-- start of Supplied material --

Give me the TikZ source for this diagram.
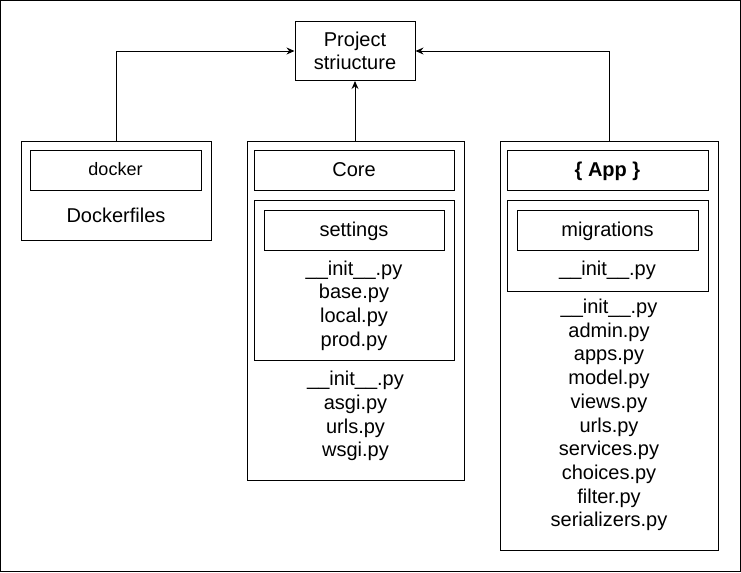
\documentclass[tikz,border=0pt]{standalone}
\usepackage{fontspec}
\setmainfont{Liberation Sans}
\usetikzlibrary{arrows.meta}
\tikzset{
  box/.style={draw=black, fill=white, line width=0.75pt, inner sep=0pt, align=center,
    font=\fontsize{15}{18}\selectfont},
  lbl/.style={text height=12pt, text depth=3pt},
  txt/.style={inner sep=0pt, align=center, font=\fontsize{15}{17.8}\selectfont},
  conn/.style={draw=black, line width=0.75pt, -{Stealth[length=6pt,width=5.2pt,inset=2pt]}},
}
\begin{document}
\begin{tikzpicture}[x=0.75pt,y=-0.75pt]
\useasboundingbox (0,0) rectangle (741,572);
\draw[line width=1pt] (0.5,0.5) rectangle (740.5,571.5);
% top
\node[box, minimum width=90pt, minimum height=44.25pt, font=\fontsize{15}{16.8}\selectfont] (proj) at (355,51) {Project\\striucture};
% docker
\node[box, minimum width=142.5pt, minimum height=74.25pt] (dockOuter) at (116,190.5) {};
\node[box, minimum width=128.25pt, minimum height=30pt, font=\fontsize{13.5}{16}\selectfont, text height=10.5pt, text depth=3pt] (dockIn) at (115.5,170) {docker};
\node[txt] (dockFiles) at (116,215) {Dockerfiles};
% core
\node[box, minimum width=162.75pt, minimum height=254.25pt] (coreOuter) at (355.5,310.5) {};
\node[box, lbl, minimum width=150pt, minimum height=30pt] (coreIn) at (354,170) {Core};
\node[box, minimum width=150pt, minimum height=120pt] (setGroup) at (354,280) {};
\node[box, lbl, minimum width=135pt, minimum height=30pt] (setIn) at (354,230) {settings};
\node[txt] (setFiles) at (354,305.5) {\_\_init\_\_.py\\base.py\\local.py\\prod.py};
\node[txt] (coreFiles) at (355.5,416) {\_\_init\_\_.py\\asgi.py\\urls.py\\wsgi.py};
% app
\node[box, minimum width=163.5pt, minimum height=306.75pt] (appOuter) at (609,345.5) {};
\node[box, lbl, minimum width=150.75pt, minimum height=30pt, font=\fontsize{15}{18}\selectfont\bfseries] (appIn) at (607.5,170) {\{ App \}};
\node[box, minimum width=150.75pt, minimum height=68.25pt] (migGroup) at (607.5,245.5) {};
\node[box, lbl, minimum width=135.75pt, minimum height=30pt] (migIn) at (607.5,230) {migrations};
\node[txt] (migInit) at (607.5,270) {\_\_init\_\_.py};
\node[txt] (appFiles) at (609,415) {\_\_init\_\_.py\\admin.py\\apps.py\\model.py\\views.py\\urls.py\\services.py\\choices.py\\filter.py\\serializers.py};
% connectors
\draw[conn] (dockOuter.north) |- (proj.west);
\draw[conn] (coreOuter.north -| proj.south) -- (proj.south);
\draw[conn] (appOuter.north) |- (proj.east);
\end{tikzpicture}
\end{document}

-- end of Supplied material --

Pictures excluded, quote all the data above exactly.

> _Answer for the task_:
Give me the TikZ source for this diagram.
\documentclass[tikz,border=0pt]{standalone}
\usepackage{fontspec}
\setmainfont{Liberation Sans}
\usetikzlibrary{arrows.meta}
\tikzset{
  box/.style={draw=black, fill=white, line width=0.75pt, inner sep=0pt, align=center,
    font=\fontsize{15}{18}\selectfont},
  lbl/.style={text height=12pt, text depth=3pt},
  txt/.style={inner sep=0pt, align=center, font=\fontsize{15}{17.8}\selectfont},
  conn/.style={draw=black, line width=0.75pt, -{Stealth[length=6pt,width=5.2pt,inset=2pt]}},
}
\begin{document}
\begin{tikzpicture}[x=0.75pt,y=-0.75pt]
\useasboundingbox (0,0) rectangle (741,572);
\draw[line width=1pt] (0.5,0.5) rectangle (740.5,571.5);
% top
\node[box, minimum width=90pt, minimum height=44.25pt, font=\fontsize{15}{16.8}\selectfont] (proj) at (355,51) {Project\\striucture};
% docker
\node[box, minimum width=142.5pt, minimum height=74.25pt] (dockOuter) at (116,190.5) {};
\node[box, minimum width=128.25pt, minimum height=30pt, font=\fontsize{13.5}{16}\selectfont, text height=10.5pt, text depth=3pt] (dockIn) at (115.5,170) {docker};
\node[txt] (dockFiles) at (116,215) {Dockerfiles};
% core
\node[box, minimum width=162.75pt, minimum height=254.25pt] (coreOuter) at (355.5,310.5) {};
\node[box, lbl, minimum width=150pt, minimum height=30pt] (coreIn) at (354,170) {Core};
\node[box, minimum width=150pt, minimum height=120pt] (setGroup) at (354,280) {};
\node[box, lbl, minimum width=135pt, minimum height=30pt] (setIn) at (354,230) {settings};
\node[txt] (setFiles) at (354,305.5) {\_\_init\_\_.py\\base.py\\local.py\\prod.py};
\node[txt] (coreFiles) at (355.5,416) {\_\_init\_\_.py\\asgi.py\\urls.py\\wsgi.py};
% app
\node[box, minimum width=163.5pt, minimum height=306.75pt] (appOuter) at (609,345.5) {};
\node[box, lbl, minimum width=150.75pt, minimum height=30pt, font=\fontsize{15}{18}\selectfont\bfseries] (appIn) at (607.5,170) {\{ App \}};
\node[box, minimum width=150.75pt, minimum height=68.25pt] (migGroup) at (607.5,245.5) {};
\node[box, lbl, minimum width=135.75pt, minimum height=30pt] (migIn) at (607.5,230) {migrations};
\node[txt] (migInit) at (607.5,270) {\_\_init\_\_.py};
\node[txt] (appFiles) at (609,415) {\_\_init\_\_.py\\admin.py\\apps.py\\model.py\\views.py\\urls.py\\services.py\\choices.py\\filter.py\\serializers.py};
% connectors
\draw[conn] (dockOuter.north) |- (proj.west);
\draw[conn] (coreOuter.north -| proj.south) -- (proj.south);
\draw[conn] (appOuter.north) |- (proj.east);
\end{tikzpicture}
\end{document}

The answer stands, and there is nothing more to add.